What happened
Meta has begun rolling out USDC stablecoin payouts to select creators in the Philippines and Colombia, the company's first live consumer payments product on public blockchains. Eligible creators link a third-party crypto wallet to Facebook's payout platform and receive funds on Polygon or Solana. Polygon confirmed the launch in a post on Wednesday, saying the program would expand to more than 160 markets in the coming months.
NewsBTC first reported the rollout. There is one friction point baked in: Meta does not convert USDC to local fiat. Creators who want pesos or Colombian pesos in hand have to route the stablecoin through an outside exchange themselves.
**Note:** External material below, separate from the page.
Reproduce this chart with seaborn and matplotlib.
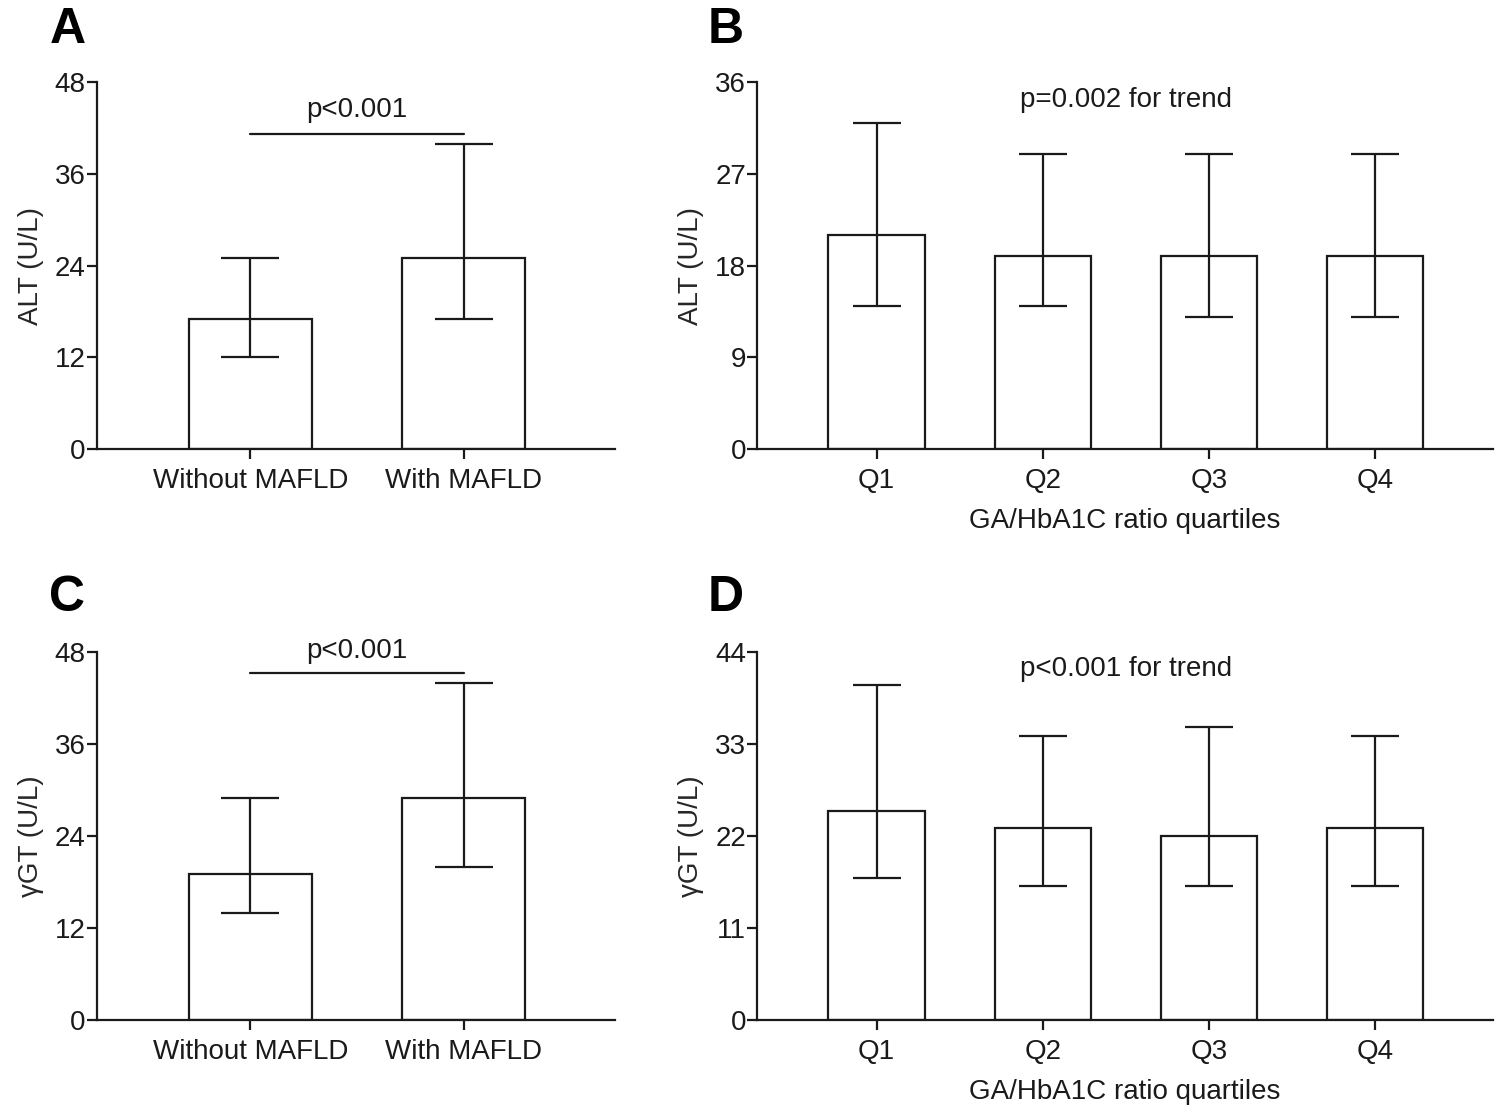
import numpy as np
import pandas as pd
import seaborn as sns
from matplotlib import pyplot as plt

# values: median bars with IQR whiskers
mafld_groups = ['Without MAFLD', 'With MAFLD']
alt_mafld = [17, 25]
alt_mafld_lo = [12, 17]
alt_mafld_hi = [25, 40]
ggt_mafld = [19, 29]
ggt_mafld_lo = [14, 20]
ggt_mafld_hi = [29, 44]

quartiles = ['Q1', 'Q2', 'Q3', 'Q4']
alt_q = [21, 19, 19, 19]
alt_q_lo = [14, 14, 13, 13]
alt_q_hi = [32, 29, 29, 29]
ggt_q = [25, 23, 22, 23]
ggt_q_lo = [17, 16, 16, 16]
ggt_q_hi = [40, 34, 35, 34]

sns.set_style('white')
plt.rcParams['font.family'] = ['Liberation Sans', 'DejaVu Sans']
plt.rcParams['font.size'] = 20

ink = '#1a1a1a'
fig = plt.figure(figsize=(14.99, 11.14), dpi=100)
axA = fig.add_axes([0.0647, 0.597, 0.3456, 0.329])
axB = fig.add_axes([0.505, 0.597, 0.491, 0.329])
axC = fig.add_axes([0.0647, 0.0844, 0.3456, 0.3303])
axD = fig.add_axes([0.505, 0.0844, 0.491, 0.3303])


def panel(ax, cats, vals, lo, hi, ymax, step, ylabel, capsize):
    df = pd.DataFrame({'group': cats, 'value': vals})
    sns.barplot(data=df, x='group', y='value', color='white', edgecolor=ink,
                linewidth=1.6, width=0.58, saturation=1, ax=ax)
    v = np.array(vals)
    yerr = [v - np.array(lo), np.array(hi) - v]
    ax.errorbar(np.arange(len(cats)), v, yerr=yerr, fmt='none', ecolor=ink,
                elinewidth=1.6, capsize=capsize, capthick=1.6)
    ax.set_xlim(-0.72, len(cats) - 1 + 0.71)
    ax.set_ylim(0, ymax)
    ax.set_yticks(np.arange(0, ymax + 1, step))
    ax.set_ylabel(ylabel, fontsize=20, labelpad=8)
    ax.set_xlabel('')
    for s in ['top', 'right']:
        ax.spines[s].set_visible(False)
    for s in ['left', 'bottom']:
        ax.spines[s].set_linewidth(1.6)
        ax.spines[s].set_color(ink)
    ax.tick_params(axis='both', direction='out', length=7, width=1.6,
                   bottom=True, left=True, color=ink, labelsize=20,
                   labelcolor=ink)
    ax.tick_params(axis='x', pad=7)
    ax.tick_params(axis='y', pad=1)


panel(axA, mafld_groups, alt_mafld, alt_mafld_lo, alt_mafld_hi, 48, 12, 'ALT (U/L)', 21)
panel(axB, quartiles, alt_q, alt_q_lo, alt_q_hi, 36, 9, 'ALT (U/L)', 17)
panel(axC, mafld_groups, ggt_mafld, ggt_mafld_lo, ggt_mafld_hi, 48, 12, 'γGT (U/L)', 21)
panel(axD, quartiles, ggt_q, ggt_q_lo, ggt_q_hi, 44, 11, 'γGT (U/L)', 17)

# significance bars
axA.plot([0, 1], [41.3, 41.3], color=ink, lw=1.6, clip_on=False)
axA.text(0.5, 42.7, 'p<0.001', ha='center', va='bottom', fontsize=20, color=ink)
axC.plot([0, 1], [45.2, 45.2], color=ink, lw=1.6, clip_on=False)
axC.text(0.5, 46.4, 'p<0.001', ha='center', va='bottom', fontsize=20, color=ink)
axB.text(1.5, 34.3, 'p=0.002 for trend', ha='center', va='center', fontsize=20, color=ink)
axD.text(1.5, 42.0, 'p<0.001 for trend', ha='center', va='center', fontsize=20, color=ink)

for ax in [axB, axD]:
    ax.set_xlabel('GA/HbA1C ratio quartiles', fontsize=20, color=ink, labelpad=10)

# panel letters
for lab, x, y in [('A', 0.033, 0.973), ('B', 0.472, 0.973), ('C', 0.033, 0.463), ('D', 0.472, 0.463)]:
    fig.text(x, y, lab, fontsize=36, fontweight='bold', ha='left', va='center', color='black')

fig.savefig('out.png', dpi=100)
Meta also reserved the right to pay through alternate methods if a technical issue blocks the on-chain rail.
Why it matters
Facebook paid its creators close to $3 billion in 2025, a 35% jump from the prior year, according to company data cited in the announcement. That is the addressable pool now sitting one product expansion away from on-chain settlement. The starting countries are not incidental either.
The Philippines is one of the world's largest remittance corridors and a heavy user of dollar-denominated digital assets, and Colombia has lived through bouts of currency volatility that make a programmable dollar attractive at the edge. Meta is also picking its lane carefully. It's not minting a Meta coin.